When I googled ‘New Year’s Resolution’ I was bombarded with over 215 million results, which gives you an idea of how widespread the concept of “new year, new me” really is. Many of the results flooded across my screen circled around a few very common questions:
- What are the top New Year’s resolutions?
- How do I make a good New Year’s resolutions?
- Why should I make a New Year’s resolution?
That last question is what got me thinking. Why? Why are we doing this?
I myself have been guilty of setting a New Year’s resolution but without knowing why I was doing it. Sometimes it was my elementary school teacher instructing the class to make a resolution, other times it was me just following the trends my peers around me were making.
In theory, the idea of a New Year’s resolution is perfect, but when put into action it typically becomes, well, inactive. Making goals can be extremely beneficial for personal growth and that aspect of New Year’s resolutions is what should live on. However, there are a few small but important distinctions you need to set with yourself to actually see success.
The one issue I see year-after-year in both my resolutions and those around me is that there isn’t a plan of action. As much as people tell you to “throw it into the universe” that isn’t the end of that.
Studies by Richard Wiseman, a psychologist, state that of those who make New Year’s resolutions 52 per cent carry confidence in themselves that they will successfully follow through yet a mere 12 per cent actually do.
This isn’t meant to deter you away from making goals or New Year’s resolutions, but if you’re going to do it, avoid the stress and possible sadness of failing by actually picking a resolution that is obtainable and realistic.
Here are my own personal tips for actually making a New Year’s resolution that you could see possible success in.
Don’t be vague.
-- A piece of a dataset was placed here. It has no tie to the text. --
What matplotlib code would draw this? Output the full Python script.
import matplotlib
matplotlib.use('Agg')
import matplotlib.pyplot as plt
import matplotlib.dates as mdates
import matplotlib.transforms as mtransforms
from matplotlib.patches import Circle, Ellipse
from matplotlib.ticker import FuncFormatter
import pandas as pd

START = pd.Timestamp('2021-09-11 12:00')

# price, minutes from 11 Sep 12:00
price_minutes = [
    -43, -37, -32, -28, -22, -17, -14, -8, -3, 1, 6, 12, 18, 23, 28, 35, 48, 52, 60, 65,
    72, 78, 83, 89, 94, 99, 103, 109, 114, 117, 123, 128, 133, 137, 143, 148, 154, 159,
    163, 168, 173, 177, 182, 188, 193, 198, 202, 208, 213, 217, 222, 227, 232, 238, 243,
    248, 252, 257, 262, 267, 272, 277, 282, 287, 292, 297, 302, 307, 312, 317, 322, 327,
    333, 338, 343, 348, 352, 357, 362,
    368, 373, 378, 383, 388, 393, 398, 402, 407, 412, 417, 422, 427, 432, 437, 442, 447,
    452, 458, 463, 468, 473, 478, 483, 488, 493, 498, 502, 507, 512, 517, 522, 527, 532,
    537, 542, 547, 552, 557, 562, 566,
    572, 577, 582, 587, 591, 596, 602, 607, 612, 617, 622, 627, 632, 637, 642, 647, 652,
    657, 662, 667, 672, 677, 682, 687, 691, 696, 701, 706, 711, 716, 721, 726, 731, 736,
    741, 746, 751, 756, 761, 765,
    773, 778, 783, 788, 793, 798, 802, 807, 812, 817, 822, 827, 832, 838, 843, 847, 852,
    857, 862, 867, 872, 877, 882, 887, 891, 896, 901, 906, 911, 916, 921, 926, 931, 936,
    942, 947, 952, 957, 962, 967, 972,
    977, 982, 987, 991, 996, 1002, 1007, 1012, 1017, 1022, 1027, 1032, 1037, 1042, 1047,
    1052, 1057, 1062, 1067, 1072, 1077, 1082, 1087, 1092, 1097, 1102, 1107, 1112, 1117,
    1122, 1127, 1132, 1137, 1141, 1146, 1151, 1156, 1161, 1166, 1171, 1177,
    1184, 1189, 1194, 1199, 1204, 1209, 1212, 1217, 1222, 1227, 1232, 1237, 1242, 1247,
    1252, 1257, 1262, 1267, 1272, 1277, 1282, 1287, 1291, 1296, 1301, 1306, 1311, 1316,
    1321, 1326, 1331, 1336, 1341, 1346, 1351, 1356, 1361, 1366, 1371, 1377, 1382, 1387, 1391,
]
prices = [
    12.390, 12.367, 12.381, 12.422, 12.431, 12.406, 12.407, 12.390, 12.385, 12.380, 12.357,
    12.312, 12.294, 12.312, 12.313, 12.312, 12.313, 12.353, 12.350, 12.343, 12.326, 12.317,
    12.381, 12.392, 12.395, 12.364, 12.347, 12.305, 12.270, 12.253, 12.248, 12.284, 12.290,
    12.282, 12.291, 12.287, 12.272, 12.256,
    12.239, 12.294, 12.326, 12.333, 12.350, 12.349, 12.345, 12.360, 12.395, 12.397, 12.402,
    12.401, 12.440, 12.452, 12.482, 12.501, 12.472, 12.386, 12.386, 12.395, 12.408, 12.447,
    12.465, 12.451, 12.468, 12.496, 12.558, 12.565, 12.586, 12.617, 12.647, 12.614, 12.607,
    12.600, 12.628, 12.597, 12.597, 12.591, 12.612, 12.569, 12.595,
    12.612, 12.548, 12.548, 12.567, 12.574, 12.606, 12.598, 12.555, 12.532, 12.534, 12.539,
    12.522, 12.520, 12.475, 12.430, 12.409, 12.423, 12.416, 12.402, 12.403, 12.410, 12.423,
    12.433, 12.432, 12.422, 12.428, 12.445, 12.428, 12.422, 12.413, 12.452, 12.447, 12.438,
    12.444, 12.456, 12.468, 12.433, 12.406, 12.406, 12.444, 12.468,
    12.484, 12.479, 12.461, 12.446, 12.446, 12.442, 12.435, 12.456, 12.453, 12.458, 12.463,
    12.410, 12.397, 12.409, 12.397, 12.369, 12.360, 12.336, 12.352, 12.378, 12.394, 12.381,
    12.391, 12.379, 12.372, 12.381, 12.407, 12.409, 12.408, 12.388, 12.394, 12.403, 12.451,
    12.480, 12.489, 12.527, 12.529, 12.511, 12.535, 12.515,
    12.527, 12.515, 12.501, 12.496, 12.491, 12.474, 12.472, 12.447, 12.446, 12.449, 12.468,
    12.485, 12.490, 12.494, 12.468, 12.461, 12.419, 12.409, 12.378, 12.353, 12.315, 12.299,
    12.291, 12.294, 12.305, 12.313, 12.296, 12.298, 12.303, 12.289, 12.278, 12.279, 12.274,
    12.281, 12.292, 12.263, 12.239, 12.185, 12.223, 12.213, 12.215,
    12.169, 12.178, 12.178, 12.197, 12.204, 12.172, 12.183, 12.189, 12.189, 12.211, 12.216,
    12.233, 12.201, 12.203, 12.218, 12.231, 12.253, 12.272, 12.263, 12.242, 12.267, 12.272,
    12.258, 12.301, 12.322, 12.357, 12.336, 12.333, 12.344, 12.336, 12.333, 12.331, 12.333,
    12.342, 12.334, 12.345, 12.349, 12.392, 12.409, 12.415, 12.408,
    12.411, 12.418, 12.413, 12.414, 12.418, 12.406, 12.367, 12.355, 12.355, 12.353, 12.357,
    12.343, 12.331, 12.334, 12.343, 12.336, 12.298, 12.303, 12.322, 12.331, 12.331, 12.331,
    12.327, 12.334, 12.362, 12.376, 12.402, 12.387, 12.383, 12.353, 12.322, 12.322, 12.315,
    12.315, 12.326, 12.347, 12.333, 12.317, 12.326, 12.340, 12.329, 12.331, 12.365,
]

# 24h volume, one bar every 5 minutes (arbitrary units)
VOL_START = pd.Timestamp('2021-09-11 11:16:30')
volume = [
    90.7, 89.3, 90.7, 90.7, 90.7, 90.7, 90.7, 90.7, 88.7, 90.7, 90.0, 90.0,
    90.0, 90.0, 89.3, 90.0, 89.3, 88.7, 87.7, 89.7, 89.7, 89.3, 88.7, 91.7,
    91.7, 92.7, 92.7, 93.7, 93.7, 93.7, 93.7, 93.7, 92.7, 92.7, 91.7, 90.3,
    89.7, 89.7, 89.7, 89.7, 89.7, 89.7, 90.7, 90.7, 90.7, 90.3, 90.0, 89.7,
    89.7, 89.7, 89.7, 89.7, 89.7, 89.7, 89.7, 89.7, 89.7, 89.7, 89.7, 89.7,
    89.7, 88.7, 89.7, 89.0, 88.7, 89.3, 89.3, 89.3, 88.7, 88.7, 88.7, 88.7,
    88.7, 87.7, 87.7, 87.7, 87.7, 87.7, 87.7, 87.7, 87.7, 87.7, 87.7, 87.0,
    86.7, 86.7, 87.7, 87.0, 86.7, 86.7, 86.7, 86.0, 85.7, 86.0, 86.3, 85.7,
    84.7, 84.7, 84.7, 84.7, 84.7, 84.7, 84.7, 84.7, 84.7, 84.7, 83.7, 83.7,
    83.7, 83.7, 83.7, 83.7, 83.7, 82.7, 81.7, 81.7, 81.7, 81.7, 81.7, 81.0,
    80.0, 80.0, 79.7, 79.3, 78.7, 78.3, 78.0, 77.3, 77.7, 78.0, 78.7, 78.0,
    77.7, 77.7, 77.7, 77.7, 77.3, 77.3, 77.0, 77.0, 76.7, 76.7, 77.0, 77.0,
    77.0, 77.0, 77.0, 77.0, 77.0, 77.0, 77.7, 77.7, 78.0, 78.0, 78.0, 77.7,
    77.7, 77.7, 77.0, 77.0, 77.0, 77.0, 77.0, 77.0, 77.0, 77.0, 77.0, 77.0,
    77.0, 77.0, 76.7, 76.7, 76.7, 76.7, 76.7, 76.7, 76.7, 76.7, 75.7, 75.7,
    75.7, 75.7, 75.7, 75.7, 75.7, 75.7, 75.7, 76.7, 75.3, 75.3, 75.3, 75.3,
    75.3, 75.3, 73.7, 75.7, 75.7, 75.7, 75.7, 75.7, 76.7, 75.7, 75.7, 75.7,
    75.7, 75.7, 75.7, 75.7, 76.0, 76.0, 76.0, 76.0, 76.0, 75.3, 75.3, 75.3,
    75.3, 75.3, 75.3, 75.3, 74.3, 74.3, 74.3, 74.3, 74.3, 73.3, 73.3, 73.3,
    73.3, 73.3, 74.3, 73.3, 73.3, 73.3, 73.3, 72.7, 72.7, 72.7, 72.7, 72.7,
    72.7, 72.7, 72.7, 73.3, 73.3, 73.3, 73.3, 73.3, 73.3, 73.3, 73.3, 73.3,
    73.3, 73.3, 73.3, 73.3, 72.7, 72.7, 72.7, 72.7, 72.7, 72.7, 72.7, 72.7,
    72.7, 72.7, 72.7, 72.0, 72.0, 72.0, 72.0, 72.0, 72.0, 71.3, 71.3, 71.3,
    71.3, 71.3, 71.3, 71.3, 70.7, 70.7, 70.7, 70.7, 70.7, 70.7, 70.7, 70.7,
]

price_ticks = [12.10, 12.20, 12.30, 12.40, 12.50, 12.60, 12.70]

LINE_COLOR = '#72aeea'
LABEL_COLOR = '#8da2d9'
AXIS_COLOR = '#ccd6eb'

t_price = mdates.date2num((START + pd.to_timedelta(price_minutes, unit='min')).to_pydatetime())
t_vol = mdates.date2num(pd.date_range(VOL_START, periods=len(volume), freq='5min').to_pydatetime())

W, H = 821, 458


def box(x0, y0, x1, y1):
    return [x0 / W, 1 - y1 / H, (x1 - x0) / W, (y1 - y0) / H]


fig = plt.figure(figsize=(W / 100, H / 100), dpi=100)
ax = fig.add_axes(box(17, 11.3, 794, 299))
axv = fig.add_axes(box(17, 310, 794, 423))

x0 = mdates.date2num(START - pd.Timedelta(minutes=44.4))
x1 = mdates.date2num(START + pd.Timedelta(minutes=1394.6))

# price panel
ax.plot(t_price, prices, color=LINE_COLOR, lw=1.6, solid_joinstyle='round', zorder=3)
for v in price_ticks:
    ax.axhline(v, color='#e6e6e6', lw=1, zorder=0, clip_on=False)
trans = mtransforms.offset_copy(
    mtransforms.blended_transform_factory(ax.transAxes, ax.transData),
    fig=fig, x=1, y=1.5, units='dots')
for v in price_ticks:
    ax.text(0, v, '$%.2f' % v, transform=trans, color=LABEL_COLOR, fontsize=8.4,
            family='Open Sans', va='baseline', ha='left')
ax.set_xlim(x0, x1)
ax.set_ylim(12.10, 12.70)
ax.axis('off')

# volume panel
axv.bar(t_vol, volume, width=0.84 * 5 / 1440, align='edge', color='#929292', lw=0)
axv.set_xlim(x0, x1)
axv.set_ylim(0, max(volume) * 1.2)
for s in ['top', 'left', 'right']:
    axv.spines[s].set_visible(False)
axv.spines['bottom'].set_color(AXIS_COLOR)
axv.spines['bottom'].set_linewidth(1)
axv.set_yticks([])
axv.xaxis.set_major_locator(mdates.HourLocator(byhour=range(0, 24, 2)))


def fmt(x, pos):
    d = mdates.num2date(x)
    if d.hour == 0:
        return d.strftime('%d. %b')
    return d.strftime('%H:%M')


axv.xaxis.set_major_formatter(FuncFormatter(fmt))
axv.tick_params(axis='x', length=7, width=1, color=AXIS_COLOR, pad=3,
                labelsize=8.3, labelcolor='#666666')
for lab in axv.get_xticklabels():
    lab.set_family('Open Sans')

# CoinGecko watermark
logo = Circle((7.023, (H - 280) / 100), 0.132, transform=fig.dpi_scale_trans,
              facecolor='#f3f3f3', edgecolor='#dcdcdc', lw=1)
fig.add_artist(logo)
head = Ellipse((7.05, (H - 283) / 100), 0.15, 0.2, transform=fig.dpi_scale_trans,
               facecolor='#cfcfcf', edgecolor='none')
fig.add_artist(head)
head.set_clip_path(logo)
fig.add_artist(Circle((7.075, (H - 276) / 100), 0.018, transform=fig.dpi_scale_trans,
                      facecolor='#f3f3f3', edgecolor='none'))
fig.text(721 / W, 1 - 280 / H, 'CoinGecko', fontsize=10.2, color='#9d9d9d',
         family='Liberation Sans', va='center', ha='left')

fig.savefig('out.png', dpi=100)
Make sure that if or when you decide that you want to make a New Year’s resolution you be as specific as possible of what you want to see yourself do. If you want to become healthier, you first need to define to yourself what this actually means to you.
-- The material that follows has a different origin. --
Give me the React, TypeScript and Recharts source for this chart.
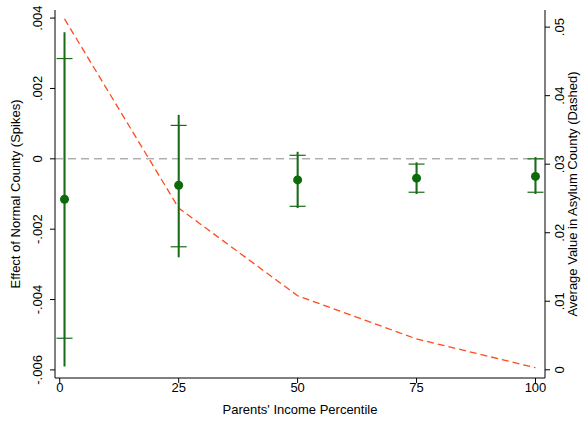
import { ComposedChart, Scatter, Line, XAxis, YAxis, ErrorBar, ReferenceLine } from 'recharts';

const percentiles = [1, 25, 50, 75, 100];
const effect = [-0.00115, -0.00075, -0.0006, -0.00055, -0.0005];
const outerHigh = [0.0036, 0.00125, 0.0002, -0.0001, 0.00005];
const outerLow = [-0.0059, -0.0028, -0.0014, -0.001, -0.001];
const innerHigh = [0.00285, 0.00095, 0.0001, -0.00015, 0.0];
const innerLow = [-0.0051, -0.0025, -0.00135, -0.00095, -0.00095];
const asylumValue = [0.0512, 0.0236, 0.0108, 0.0045, 0.0003];

const leftTicks = [-0.006, -0.004, -0.002, 0, 0.002, 0.004];
const rightTicks = [0, 0.01, 0.02, 0.03, 0.04, 0.05];
const xTicks = [0, 25, 50, 75, 100];

const data = percentiles.map((p, i) => ({
  p,
  effect: effect[i],
  asylum: asylumValue[i],
  outer: [effect[i] - outerLow[i], outerHigh[i] - effect[i]],
  inner: [effect[i] - innerLow[i], innerHigh[i] - effect[i]],
}));

const fmt = (v: number) => {
  if (v === 0) return '0';
  const s = String(Number(v.toFixed(3)));
  return s.replace('0.', '.');
};

const FONT = 'Liberation Sans, Arial';

const VertTick = ({ x, y, payload, dx }: any) => (
  <text
    x={x + dx}
    y={y}
    transform={`rotate(-90 ${x + dx} ${y})`}
    textAnchor="middle"
    fontSize={13}
    fill="#000"
    fontFamily={FONT}
  >
    {fmt(payload.value)}
  </text>
);

const SideLabel = ({ viewBox, text, px }: any) => {
  const cy = viewBox.y + viewBox.height / 2;
  return (
    <text x={px} y={cy} transform={`rotate(-90 ${px} ${cy})`} textAnchor="middle" fontSize={13} fill="#000" fontFamily={FONT}>
      {text}
    </text>
  );
};

export default function App() {
  return (
    <div style={{ position: 'absolute', left: 0, top: 0, background: '#fff' }}>
      <ComposedChart
        width={582}
        height={424}
        data={data}
        margin={{ top: 10, right: 12, left: 20, bottom: 16 }}
        style={{ fontFamily: FONT }}
      >
        <XAxis
          dataKey="p"
          type="number"
          domain={[-1, 102]}
          ticks={xTicks}
          height={30}
          stroke="#000"
          tick={{ fill: '#000', fontSize: 13, dy: -2 }}
          tickSize={5}
          label={{ value: "Parents' Income Percentile", position: 'insideBottom', offset: -6, fill: '#000', fontSize: 13 }}
        />
        <YAxis
          yAxisId="left"
          type="number"
          domain={[-0.00623, 0.00423]}
          ticks={leftTicks}
          width={35}
          stroke="#000"
          tickSize={5}
          tick={<VertTick dx={-6} />}
          label={<SideLabel text="Effect of Normal County (Spikes)" px={20} />}
        />
        <YAxis
          yAxisId="right"
          orientation="right"
          type="number"
          domain={[-0.0012, 0.0525]}
          ticks={rightTicks}
          width={25}
          stroke="#000"
          tickSize={5}
          tick={<VertTick dx={12} />}
          label={<SideLabel text="Average Value in Asylum County (Dashed)" px={577} />}
        />
        <ReferenceLine yAxisId="left" y={0} stroke="#888" strokeDasharray="8 5" />
        <Line
          yAxisId="right"
          dataKey="asylum"
          stroke="#ff4a1a"
          strokeWidth={1.3}
          strokeDasharray="7 4"
          dot={false}
          isAnimationActive={false}
        />
        <Scatter yAxisId="left" dataKey="effect" fill="none" isAnimationActive={false} shape={() => <g />}>
          <ErrorBar dataKey="outer" width={0} stroke="#1a6b1a" strokeWidth={2} direction="y" isAnimationActive={false} />
        </Scatter>
        <Scatter yAxisId="left" dataKey="effect" fill="#0b6b0b" isAnimationActive={false}
          shape={(props: any) => <circle cx={props.cx} cy={props.cy} r={4.5} fill="#0b6b0b" />}>
          <ErrorBar dataKey="inner" width={8} stroke="#1a6b1a" strokeWidth={1.2} direction="y" isAnimationActive={false} />
        </Scatter>
      </ComposedChart>
    </div>
  );
}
Make it relatable to you. When setting the goal for yourself, make sure it’s something that you want yourself not a resolution you think you need to make because everyone else around you is also doing the same thing. If you don’t see yourself doing something, don’t. This isn’t to say that you need to limit yourself just because you never did it before but if you have no desire to do it you aren’t going to do it just because you said so in your New Year’s resolution.
Don’t do it. You don’t have to make a New Year’s resolution. You don’t have to wait for a new year to put change into action. If you want to do something, don’t think that it’s less of a goal because it wasn’t made as you rang in the new year.
I’ve failed years of New Year’s resolutions and most of the time I give up after that first fail but that doesn’t mean you stop right then and there. This is where I’ve gone wrong. Pick it up again but maybe just label it as a goal so there isn’t the internal pressure and anxiety of failure.
Whether you make a New Year’s resolution and thrive at the idea of a “new you” or sneer at the idea of buying into another push by companies to better yourself but only with their products, make the new year a successful one according to you.